---------- DATA EXTRACT ----------

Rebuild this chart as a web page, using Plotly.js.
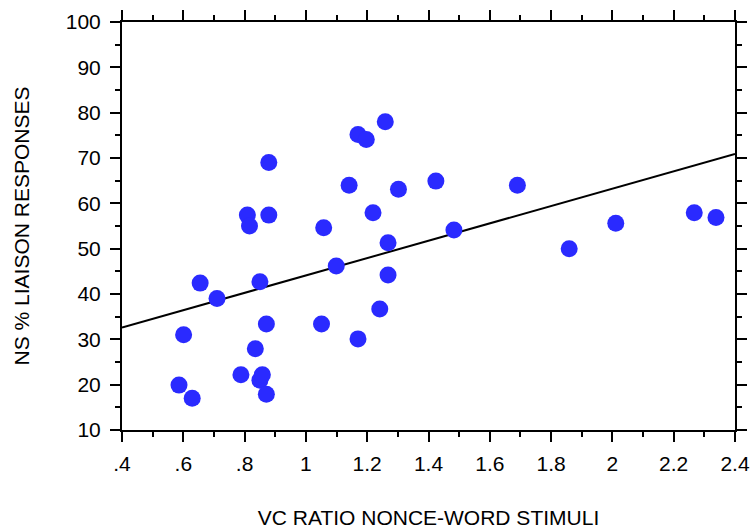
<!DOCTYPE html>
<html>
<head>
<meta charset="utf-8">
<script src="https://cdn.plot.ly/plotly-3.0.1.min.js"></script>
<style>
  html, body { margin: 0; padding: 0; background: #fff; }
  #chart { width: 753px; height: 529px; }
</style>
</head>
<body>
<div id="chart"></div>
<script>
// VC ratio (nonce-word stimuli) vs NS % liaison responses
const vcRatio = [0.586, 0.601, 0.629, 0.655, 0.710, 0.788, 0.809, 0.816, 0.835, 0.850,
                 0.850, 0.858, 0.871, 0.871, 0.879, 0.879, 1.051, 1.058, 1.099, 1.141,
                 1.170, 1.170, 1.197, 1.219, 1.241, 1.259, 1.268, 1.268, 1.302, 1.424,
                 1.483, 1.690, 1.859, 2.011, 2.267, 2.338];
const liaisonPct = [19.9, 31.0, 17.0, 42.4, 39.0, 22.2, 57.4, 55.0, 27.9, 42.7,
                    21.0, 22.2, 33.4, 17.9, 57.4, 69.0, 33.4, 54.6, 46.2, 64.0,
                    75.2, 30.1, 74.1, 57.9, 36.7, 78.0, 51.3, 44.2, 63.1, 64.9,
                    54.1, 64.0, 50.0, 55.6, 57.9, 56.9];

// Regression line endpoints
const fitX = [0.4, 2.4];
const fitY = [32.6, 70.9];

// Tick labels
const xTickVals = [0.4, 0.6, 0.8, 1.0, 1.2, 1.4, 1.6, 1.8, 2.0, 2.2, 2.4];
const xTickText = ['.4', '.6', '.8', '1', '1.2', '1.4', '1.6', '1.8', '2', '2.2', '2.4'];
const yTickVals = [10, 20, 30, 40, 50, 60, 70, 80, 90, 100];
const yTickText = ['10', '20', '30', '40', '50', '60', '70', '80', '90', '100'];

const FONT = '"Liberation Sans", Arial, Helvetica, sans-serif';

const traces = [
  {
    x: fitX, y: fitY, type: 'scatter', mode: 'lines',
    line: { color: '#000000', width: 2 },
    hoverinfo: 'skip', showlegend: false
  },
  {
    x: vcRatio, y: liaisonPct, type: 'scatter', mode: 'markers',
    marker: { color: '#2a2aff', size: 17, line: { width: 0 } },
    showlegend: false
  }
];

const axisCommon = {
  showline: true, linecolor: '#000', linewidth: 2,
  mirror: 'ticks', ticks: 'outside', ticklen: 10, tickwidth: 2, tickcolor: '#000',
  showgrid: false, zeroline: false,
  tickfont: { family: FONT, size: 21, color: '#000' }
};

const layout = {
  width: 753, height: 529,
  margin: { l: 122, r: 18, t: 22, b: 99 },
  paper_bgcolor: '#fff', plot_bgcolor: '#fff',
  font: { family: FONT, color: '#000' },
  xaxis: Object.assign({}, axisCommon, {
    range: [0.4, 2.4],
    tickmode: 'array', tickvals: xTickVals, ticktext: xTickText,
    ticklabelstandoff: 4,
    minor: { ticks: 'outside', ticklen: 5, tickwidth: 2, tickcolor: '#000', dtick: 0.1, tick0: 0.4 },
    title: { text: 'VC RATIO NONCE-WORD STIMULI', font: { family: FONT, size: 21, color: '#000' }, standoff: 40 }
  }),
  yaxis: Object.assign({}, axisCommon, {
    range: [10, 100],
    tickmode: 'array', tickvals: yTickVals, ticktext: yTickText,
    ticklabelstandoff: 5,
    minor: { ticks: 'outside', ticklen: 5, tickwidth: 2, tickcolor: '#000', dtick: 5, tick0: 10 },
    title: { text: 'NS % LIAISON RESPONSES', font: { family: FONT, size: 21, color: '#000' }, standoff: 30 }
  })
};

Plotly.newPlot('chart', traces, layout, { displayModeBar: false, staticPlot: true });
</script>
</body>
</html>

----------

TASK TO CARRY OUT: Return the material line for line, from its beginning to the line that contains "54.1, 64.0, 50.0, 55.6, 57.9, 56.9];", with the pictures left out.

SOLUTION FOR THIS TASK:
Rebuild this chart as a web page, using Plotly.js.
<!DOCTYPE html>
<html>
<head>
<meta charset="utf-8">
<script src="https://cdn.plot.ly/plotly-3.0.1.min.js"></script>
<style>
  html, body { margin: 0; padding: 0; background: #fff; }
  #chart { width: 753px; height: 529px; }
</style>
</head>
<body>
<div id="chart"></div>
<script>
// VC ratio (nonce-word stimuli) vs NS % liaison responses
const vcRatio = [0.586, 0.601, 0.629, 0.655, 0.710, 0.788, 0.809, 0.816, 0.835, 0.850,
                 0.850, 0.858, 0.871, 0.871, 0.879, 0.879, 1.051, 1.058, 1.099, 1.141,
                 1.170, 1.170, 1.197, 1.219, 1.241, 1.259, 1.268, 1.268, 1.302, 1.424,
                 1.483, 1.690, 1.859, 2.011, 2.267, 2.338];
const liaisonPct = [19.9, 31.0, 17.0, 42.4, 39.0, 22.2, 57.4, 55.0, 27.9, 42.7,
                    21.0, 22.2, 33.4, 17.9, 57.4, 69.0, 33.4, 54.6, 46.2, 64.0,
                    75.2, 30.1, 74.1, 57.9, 36.7, 78.0, 51.3, 44.2, 63.1, 64.9,
                    54.1, 64.0, 50.0, 55.6, 57.9, 56.9];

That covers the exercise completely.